Kekerasan berbasis gender menjadi salah satu bentuk kekerasan paling mematikan di Asia karena telah menewaskan lebih banyak perempuan dibanding konflik bersenjata di beberapa wilayah.
Peneliti dari Tha Asia Foundation yang berkantor di Amerika Serikat, Patrick Barron, mengatakan Jumat 14 Oktober 2017 bahwa penelitiannya selama dua tahun tentang konflik dan kekerasan menunjukkan kekerasan terhadap perempuan di Asia mempunyai dampak yang lebih besar dan lebih mematikan dibanding perkiraan sebelumnya.
Di India, sebagai contoh, penelitian itu membuktikan bahwa lebih dari 8.000 perempuan tewas setiap tahun akibat sengketa mas kawin. Angka ini jauh lebih tinggi dari jumlah kematian akibat pemberontakan kelompok Maoist di negara yang sama, yang hanya menewaskan 278 orang.
“Bukti ini tidak absolut, namun jelas ini mengindikasikan bahwa kekerasan berbasis gender adalah salah satu pembunuh paling mematikan di Asia,” kata Barron kepada Reuters.
“Kami telah menyaksikan meningkatnya angka kekerasan saat perempuan mulai memperjuangkan hak mereka,” kata direktur The Asia Foundation untuk bagian konflik dan pembangunan regional itu.
Barron mengatakan bahwa kecenderungan yang sama juga terjadi di Nepal, di mana kekerasan berbasis gender telah menjadi sebab kematian tertinggi tahun ini.
Pembunuhan demi “kehormatan”, sengketa mas kawin, dan eksekusi terhadap para perempuan yang dianggap penyihir terus-menerus terjadi di sejumlah bagian Asia Selatan, termasuk di antaranya India dan Pakistan. Padahal dua negara itu sudah bertahun-tahun menggelar kampanye untuk menghentikan budaya itu.
Selain itu, budaya kuno mengucilkan perempuan dan remaja puteri yang tengah menjalani masa menstruasi juga masih terjadi di Nepal. Hal ini menyebabkan banyak di antara mereka yang tewas diserang binatang buas atau digigit ular berbisa.

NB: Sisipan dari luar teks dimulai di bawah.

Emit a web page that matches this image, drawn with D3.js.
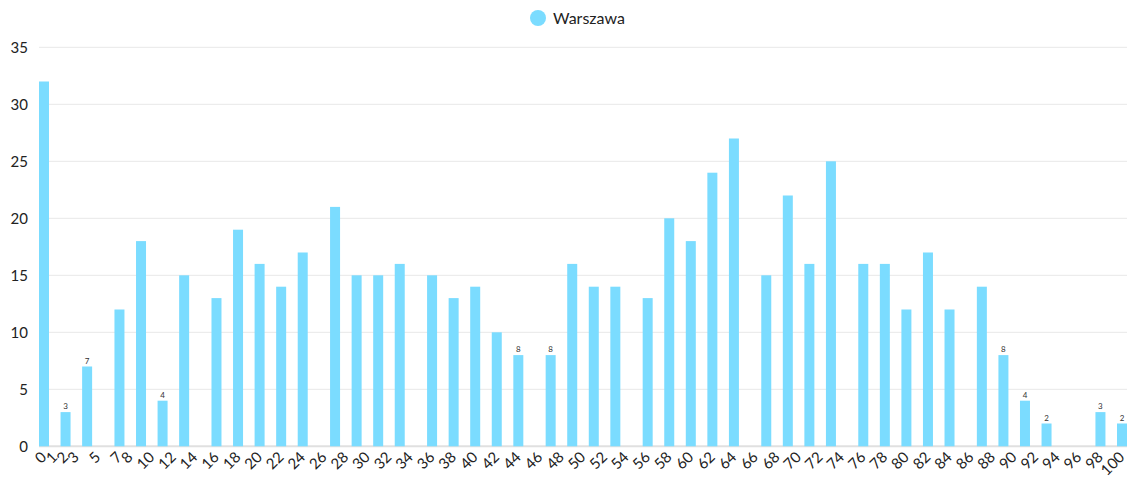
<!DOCTYPE html>
<html>
<head>
<meta charset="utf-8">
<script src="https://cdn.jsdelivr.net/npm/d3@7"></script>
<style>
  body { margin: 0; background: #fff; }
  svg text { font-family: Lato, "Open Sans", sans-serif; }
</style>
</head>
<body>
<div id="chart"></div>
<script>
var svgWidth = 1127;
var svgHeight = 482;

// x positions of the bars (numeric axis 0..100) and their counts
var xValues = [0, 2, 4, 7, 9, 11, 13, 16, 18, 20, 22, 24, 27, 29, 31, 33, 36, 38, 40, 42, 44,
  47, 49, 51, 53, 56, 58, 60, 62, 64, 67, 69, 71, 73, 76, 78, 80, 82, 84, 87, 89, 91, 93, 98, 100];
var counts = [32, 3, 7, 12, 18, 4, 15, 13, 19, 16, 14, 17, 21, 15, 15, 16, 15, 13, 14, 10, 8,
  8, 16, 14, 14, 13, 20, 18, 24, 27, 15, 22, 16, 25, 16, 16, 12, 17, 12, 14, 8, 4, 2, 3, 2];
var xTicks = [0, 1, 2, 3, 5, 7, 8].concat(d3.range(10, 101, 2));
var yTicks = [0, 5, 10, 15, 20, 25, 30, 35];
var seriesName = "Warszawa";

var barColor = "#7bdcff";

var data = xValues.map((x, i) => ({ x: x, v: counts[i] }));

var svg = d3.select("#chart")
  .append("svg")
  .attr("width", svgWidth)
  .attr("height", svgHeight);

var xScale = d3.scaleLinear().domain([0, 100]).range([44, 1122]);
var yScale = d3.scaleLinear().domain([0, 35]).range([446.3, 47.3]);

// gridlines
svg.append("g")
  .selectAll("line")
  .data(yTicks)
  .enter()
  .append("line")
  .attr("x1", 39)
  .attr("x2", svgWidth)
  .attr("y1", d => yScale(d))
  .attr("y2", d => yScale(d))
  .attr("stroke", d => d === 0 ? "#e0e0e0" : "#e8e8e8")
  .attr("stroke-width", d => d === 0 ? 2 : 1);

// y axis labels
var leftAxis = d3.axisLeft(yScale).tickValues(yTicks).tickSize(0).tickPadding(0);
var yAxisG = svg.append("g")
  .attr("transform", "translate(28, 0)")
  .call(leftAxis);
yAxisG.select(".domain").remove();
yAxisG.selectAll("text")
  .attr("font-size", 15)
  .attr("fill", "#222");

// bars
var barWidth = 10;
svg.append("g")
  .selectAll("rect")
  .data(data)
  .enter()
  .append("rect")
  .attr("x", d => xScale(d.x) - barWidth / 2)
  .attr("y", d => yScale(d.v))
  .attr("width", barWidth)
  .attr("height", d => yScale(0) - yScale(d.v))
  .attr("fill", barColor);

// small value labels above the short bars
svg.append("g")
  .selectAll("text")
  .data(data.filter(d => d.v <= 8))
  .enter()
  .append("text")
  .attr("x", d => xScale(d.x))
  .attr("y", d => yScale(d.v) - 3)
  .attr("text-anchor", "middle")
  .attr("font-size", 8)
  .attr("fill", "#333")
  .text(d => d.v);

// x axis labels (rotated)
var bottomAxis = d3.axisBottom(xScale).tickValues(xTicks).tickSize(0).tickPadding(0);
var xAxisG = svg.append("g")
  .attr("transform", "translate(0, 446)")
  .call(bottomAxis);
xAxisG.select(".domain").remove();
xAxisG.selectAll("text")
  .attr("font-size", 15)
  .attr("fill", "#222")
  .attr("dy", null)
  .attr("y", 0)
  .attr("text-anchor", "end")
  .attr("transform", "translate(3, 12) rotate(-45)");

// legend
var legend = svg.append("g").attr("transform", "translate(538, 18)");
legend.append("circle").attr("r", 8).attr("fill", barColor);
legend.append("text")
  .attr("x", 15)
  .attr("y", 5.5)
  .attr("font-size", 16)
  .attr("fill", "#222")
  .text(seriesName);
</script>
</body>
</html>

Penelitian Barron yang dipublikasikan pada Kamis itu juga menunjukkan bahwa kekerasan berbasis gender juga menjadi penyebab kematian yang tinggi di beberapa negara Asia Tenggara seperti Indonesia dan Timor Leste. Namun dia mengaku kekurangan data untuk menyimpulkannya.
“Masalahnya, banyak kekerasan jenis ini yang terjadi di rumah tangga, dan karena adanya norma budaya yang melarang orang untuk turut campur, banyak kejadian yang tidak dilaporkan,” kata dia.
Barron mengaku berharap temuannya bisa memicu para anggota parlemen untuk segera bertindak mengatasi situasi.
Mas kawin–yang umumnya berbentuk perhiasan, kendaraan, atau uang–diberikan oleh keluarga mempelai wanita kepada orangtua calon suami. Praktik ini ditujukan untuk memastikan agar sang istri, yang tinggal di rumah baru bersama mertua, dirawat dengan baik.
Budaya itu sudah dilarang di India, namun masih dipraktikan secara luas. Sengketa muncul saat keluarga suami meminta lebih banyak uang setelah pernikahan. Seringkali sengketa ini membuat sang istri bunuh diri, atau dibunuh oleh keluarga suaminya sendiri.